» DATA SEGMENT:

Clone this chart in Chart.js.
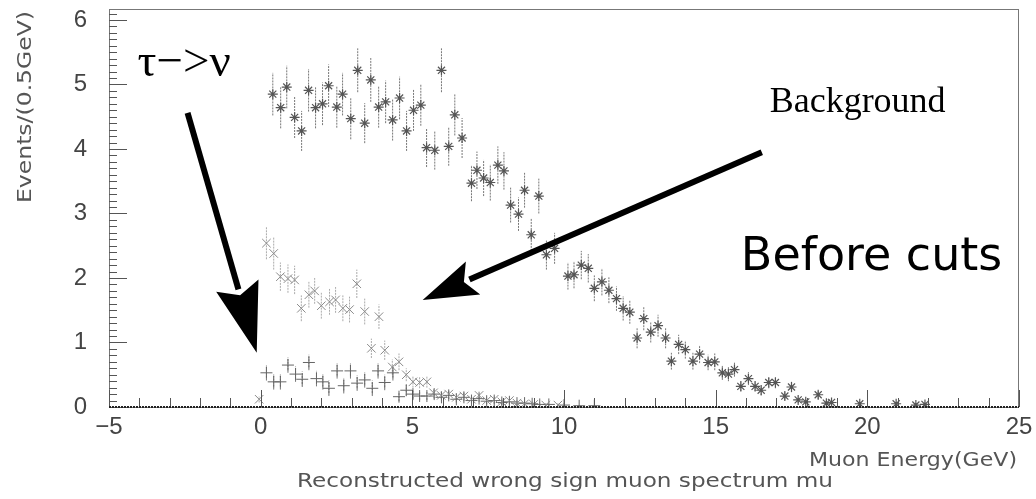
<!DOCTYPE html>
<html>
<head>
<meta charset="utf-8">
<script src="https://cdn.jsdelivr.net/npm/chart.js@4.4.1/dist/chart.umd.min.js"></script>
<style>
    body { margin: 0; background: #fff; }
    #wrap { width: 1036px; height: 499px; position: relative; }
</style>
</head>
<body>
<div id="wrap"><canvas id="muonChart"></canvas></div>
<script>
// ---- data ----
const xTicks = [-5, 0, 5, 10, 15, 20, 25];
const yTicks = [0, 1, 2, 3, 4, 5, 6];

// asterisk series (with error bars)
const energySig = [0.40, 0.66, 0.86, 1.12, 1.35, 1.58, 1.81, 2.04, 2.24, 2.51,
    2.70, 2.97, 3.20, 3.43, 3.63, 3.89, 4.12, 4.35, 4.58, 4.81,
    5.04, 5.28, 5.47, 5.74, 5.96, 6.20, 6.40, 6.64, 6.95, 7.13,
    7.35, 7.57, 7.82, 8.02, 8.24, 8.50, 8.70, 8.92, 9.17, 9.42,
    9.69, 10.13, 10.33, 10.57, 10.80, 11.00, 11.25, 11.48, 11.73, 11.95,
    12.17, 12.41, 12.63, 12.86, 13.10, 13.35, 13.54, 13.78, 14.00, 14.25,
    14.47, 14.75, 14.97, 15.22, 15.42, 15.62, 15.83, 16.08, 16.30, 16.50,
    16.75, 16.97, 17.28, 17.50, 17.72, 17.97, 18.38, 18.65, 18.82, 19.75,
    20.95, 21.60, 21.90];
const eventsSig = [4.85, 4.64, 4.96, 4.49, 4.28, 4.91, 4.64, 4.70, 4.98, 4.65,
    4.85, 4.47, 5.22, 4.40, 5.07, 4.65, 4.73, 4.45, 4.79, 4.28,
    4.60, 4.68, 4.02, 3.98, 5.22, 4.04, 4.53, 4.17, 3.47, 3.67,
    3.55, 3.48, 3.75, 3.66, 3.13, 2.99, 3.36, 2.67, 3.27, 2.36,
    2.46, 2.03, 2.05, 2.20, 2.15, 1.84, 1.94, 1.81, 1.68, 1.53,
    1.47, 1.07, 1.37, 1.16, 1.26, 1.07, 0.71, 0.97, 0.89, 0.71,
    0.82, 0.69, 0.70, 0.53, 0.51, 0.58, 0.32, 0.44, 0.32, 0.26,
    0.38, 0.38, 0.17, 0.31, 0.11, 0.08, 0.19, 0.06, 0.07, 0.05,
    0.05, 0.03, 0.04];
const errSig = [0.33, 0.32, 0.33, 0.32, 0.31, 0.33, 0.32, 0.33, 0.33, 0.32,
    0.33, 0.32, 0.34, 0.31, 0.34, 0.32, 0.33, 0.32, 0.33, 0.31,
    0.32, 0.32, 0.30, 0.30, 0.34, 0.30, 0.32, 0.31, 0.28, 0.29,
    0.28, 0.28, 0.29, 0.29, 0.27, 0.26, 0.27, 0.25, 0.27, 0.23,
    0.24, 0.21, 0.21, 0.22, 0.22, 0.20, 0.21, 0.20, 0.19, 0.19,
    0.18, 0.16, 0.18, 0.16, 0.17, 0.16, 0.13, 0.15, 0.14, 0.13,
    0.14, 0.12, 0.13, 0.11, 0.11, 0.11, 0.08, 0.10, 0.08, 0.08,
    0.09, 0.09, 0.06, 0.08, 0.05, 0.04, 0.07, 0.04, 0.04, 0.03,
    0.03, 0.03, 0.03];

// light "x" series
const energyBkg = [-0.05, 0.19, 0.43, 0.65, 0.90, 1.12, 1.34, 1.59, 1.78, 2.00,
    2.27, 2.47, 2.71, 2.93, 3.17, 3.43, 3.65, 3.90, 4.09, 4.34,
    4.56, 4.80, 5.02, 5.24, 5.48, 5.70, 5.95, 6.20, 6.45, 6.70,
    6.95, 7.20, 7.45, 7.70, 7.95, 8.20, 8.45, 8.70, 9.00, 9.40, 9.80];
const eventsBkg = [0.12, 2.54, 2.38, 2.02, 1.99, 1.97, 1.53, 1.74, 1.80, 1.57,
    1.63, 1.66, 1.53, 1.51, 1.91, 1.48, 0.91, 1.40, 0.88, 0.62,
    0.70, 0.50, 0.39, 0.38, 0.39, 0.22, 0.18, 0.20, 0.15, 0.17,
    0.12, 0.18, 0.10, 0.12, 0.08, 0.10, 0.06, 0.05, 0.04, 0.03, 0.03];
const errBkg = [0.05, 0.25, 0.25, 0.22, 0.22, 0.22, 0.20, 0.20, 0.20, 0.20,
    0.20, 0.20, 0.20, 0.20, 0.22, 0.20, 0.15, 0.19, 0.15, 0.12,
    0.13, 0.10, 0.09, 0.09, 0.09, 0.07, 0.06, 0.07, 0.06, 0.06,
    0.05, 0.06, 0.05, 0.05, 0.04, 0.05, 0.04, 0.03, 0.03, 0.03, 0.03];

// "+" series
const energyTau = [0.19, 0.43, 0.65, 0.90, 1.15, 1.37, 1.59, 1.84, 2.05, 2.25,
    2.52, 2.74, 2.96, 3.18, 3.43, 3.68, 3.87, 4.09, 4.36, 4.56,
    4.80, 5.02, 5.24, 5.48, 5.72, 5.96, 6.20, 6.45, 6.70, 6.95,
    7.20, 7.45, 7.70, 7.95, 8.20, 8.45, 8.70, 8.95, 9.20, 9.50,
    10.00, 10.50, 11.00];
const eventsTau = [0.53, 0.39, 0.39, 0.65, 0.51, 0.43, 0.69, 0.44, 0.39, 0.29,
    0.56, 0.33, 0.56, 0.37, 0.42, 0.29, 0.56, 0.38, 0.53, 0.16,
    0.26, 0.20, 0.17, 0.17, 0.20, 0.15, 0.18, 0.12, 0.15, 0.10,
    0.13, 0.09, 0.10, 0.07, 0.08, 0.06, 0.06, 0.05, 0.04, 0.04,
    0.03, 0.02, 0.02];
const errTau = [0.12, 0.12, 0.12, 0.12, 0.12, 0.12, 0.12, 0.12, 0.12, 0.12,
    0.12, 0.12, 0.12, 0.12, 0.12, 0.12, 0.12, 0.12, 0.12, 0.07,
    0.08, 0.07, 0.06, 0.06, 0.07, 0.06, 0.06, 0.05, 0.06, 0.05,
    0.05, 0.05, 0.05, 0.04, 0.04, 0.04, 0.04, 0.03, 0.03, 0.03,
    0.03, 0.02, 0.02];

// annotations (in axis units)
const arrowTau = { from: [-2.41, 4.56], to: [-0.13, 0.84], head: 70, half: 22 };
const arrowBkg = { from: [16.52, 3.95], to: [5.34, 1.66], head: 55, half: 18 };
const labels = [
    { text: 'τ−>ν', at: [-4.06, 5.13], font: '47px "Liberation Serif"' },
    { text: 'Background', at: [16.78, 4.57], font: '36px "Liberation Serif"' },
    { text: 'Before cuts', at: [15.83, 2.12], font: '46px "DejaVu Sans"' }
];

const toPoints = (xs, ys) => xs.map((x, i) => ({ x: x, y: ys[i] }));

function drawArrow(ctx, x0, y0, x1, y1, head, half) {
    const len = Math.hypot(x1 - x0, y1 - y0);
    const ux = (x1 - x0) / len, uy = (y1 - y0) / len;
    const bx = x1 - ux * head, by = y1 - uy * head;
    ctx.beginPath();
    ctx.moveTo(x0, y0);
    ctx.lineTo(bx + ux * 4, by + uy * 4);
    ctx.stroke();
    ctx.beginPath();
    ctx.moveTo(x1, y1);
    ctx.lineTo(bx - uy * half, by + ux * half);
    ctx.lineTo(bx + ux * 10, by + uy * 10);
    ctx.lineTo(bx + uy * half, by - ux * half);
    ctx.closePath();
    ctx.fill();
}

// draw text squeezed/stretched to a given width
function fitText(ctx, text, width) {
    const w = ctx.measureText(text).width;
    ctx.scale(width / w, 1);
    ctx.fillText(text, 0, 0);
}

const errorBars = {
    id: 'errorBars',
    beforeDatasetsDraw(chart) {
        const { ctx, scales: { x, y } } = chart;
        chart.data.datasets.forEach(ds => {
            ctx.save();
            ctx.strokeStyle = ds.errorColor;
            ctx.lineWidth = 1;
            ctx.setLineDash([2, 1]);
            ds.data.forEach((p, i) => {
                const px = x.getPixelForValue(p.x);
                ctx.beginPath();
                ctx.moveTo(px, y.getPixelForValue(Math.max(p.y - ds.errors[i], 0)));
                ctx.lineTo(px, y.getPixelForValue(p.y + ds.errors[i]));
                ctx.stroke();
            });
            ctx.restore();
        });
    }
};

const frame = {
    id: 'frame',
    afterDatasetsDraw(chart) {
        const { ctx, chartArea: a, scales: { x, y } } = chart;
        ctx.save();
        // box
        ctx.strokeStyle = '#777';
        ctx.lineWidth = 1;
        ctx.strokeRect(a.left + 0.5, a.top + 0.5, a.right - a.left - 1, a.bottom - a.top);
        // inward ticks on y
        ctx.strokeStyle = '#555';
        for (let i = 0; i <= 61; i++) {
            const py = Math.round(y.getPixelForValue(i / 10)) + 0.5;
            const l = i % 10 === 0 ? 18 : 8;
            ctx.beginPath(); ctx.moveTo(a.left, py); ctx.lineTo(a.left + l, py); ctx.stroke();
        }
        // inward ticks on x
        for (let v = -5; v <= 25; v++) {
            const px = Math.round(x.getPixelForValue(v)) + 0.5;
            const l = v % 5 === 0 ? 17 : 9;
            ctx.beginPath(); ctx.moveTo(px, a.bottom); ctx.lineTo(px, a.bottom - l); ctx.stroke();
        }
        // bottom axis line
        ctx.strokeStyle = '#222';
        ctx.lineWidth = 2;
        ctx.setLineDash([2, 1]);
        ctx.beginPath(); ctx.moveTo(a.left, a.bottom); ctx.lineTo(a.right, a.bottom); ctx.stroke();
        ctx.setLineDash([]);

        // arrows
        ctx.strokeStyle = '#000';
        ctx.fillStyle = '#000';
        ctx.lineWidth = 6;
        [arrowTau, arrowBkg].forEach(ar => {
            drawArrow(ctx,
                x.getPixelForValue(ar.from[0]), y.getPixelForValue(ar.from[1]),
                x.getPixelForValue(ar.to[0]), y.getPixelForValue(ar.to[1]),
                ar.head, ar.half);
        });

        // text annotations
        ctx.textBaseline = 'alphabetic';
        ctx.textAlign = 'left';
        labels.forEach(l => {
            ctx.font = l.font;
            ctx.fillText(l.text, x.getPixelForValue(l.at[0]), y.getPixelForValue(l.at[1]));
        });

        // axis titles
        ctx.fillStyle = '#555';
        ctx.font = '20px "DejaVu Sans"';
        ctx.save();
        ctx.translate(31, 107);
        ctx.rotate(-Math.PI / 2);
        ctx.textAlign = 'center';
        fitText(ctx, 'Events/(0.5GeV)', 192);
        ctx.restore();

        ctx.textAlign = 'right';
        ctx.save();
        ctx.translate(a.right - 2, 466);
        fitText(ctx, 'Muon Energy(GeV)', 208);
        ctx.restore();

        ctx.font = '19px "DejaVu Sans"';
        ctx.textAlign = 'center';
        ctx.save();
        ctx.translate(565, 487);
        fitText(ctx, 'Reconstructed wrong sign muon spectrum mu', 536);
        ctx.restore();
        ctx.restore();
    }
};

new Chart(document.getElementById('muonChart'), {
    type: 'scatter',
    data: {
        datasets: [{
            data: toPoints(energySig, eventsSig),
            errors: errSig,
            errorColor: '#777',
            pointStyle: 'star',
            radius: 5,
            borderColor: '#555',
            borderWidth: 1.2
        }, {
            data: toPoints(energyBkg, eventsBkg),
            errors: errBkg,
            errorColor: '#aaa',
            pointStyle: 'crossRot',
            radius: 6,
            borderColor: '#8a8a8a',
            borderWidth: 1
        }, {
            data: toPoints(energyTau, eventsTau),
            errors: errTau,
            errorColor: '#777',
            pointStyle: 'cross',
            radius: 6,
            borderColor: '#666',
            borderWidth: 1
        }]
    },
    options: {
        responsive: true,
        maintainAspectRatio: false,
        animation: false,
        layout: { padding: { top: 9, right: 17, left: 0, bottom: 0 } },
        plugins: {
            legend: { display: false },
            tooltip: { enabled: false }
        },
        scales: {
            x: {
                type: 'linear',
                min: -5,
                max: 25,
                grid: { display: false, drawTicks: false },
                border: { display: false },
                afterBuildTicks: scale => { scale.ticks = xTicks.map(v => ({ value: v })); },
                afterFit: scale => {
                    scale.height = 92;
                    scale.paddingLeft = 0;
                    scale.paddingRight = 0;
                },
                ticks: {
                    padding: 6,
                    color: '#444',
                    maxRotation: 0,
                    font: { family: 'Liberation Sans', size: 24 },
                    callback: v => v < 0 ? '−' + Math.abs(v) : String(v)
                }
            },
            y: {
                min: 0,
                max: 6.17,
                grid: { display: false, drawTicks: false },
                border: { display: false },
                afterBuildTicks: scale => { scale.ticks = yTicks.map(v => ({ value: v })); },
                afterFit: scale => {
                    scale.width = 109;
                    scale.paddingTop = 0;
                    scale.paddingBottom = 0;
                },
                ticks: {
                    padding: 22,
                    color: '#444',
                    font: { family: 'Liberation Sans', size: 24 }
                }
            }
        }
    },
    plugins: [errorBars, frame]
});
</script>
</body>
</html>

» STATED PROBLEM: Reproduce only the lines from the beginning of the data through the line that contains "const yTicks = [0, 1, 2, 3, 4, 5, 6];", both included, and please drop the pictures.

» THE SOLUTION:
Clone this chart in Chart.js.
<!DOCTYPE html>
<html>
<head>
<meta charset="utf-8">
<script src="https://cdn.jsdelivr.net/npm/chart.js@4.4.1/dist/chart.umd.min.js"></script>
<style>
    body { margin: 0; background: #fff; }
    #wrap { width: 1036px; height: 499px; position: relative; }
</style>
</head>
<body>
<div id="wrap"><canvas id="muonChart"></canvas></div>
<script>
// ---- data ----
const xTicks = [-5, 0, 5, 10, 15, 20, 25];
const yTicks = [0, 1, 2, 3, 4, 5, 6];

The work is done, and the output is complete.